Don't Stop This Train


No I'm not colorblind
I know the world is black and white
Try to keep an open mind
But I just can't sleep on this tonight

Stop this train
I want to get off
And go home again
I can't take the speed it's moving in
I know I can't
But honestly, won't someone this train?

Don't know how else to say it
Don't want to see my parents go
One generation's length away
From fighting life out on my own

Stop this train
I want to get off
And go home again
I can't take the speed it's moving in
I know I can't
But honestly, won't someone stop this train?

So scared of getting older
I'm only good at being young
So I play the numbers game
To find a way to say that life has just begun

Had a talk with my old man
Said "help me understand"
He said "turn sixty-eight"
"You'll renegotiate"

"Don't stop this train
Don't for a minute change the place you're in
And don't think I couldn't ever understand
I tried my hand
John, honestly we'll never stop this train"
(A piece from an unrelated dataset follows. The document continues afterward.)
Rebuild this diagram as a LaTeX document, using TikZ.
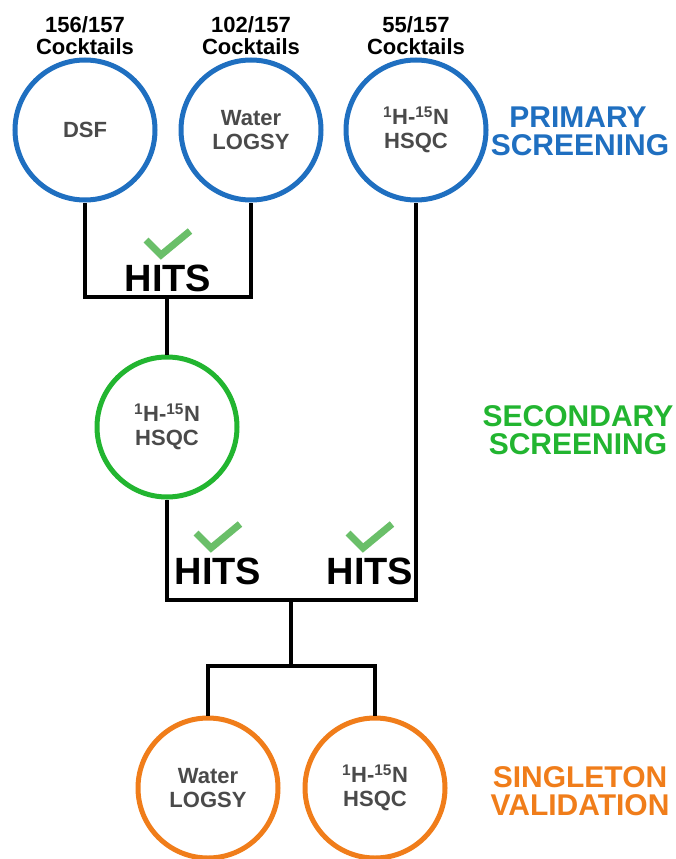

Once in a while, when it's good
It'll feel like it should
And they're all still around
And you're still safe and sound
And you don't miss a thing
Till you cry when you're driving away in the dark
Singing
Stop this train
I want to get off
And go home again
I can't take the speed it's moving in
I know I can't
Cause now I see I'll never stop this train

This song pretty much describes exactly how I feel lately.
My life is going by extremely fast. I feel like I've been here for a long time.
I miss my country already. I miss the people over there. Thoughts come to mind every night. I'm thinking: 'Will I ever find friends that can compare to those I've made in the last few years?'
I don't know. I hope so. Throughout my life I've changed friends several times because of switching schools or cities, and I always lose contact. This time it's different. Some people say the friends you make in highschool are truly your friends forever. I hope so.
Sometimes I feel like I'm having the time of my life here. Others, I'm miserable. Or I simply feel out of place. Adjusting is slow, but I'll get there. And though at times I may think to myself: 'Why am I here? I should be back in my country, I'm not going to be able to stay here for four years.' I know that I'm here for a reason, I'm here to learn, and learn I will. It's already started, and I couldn't stop the train even if I wanted to, so it's time to enjoy the ride.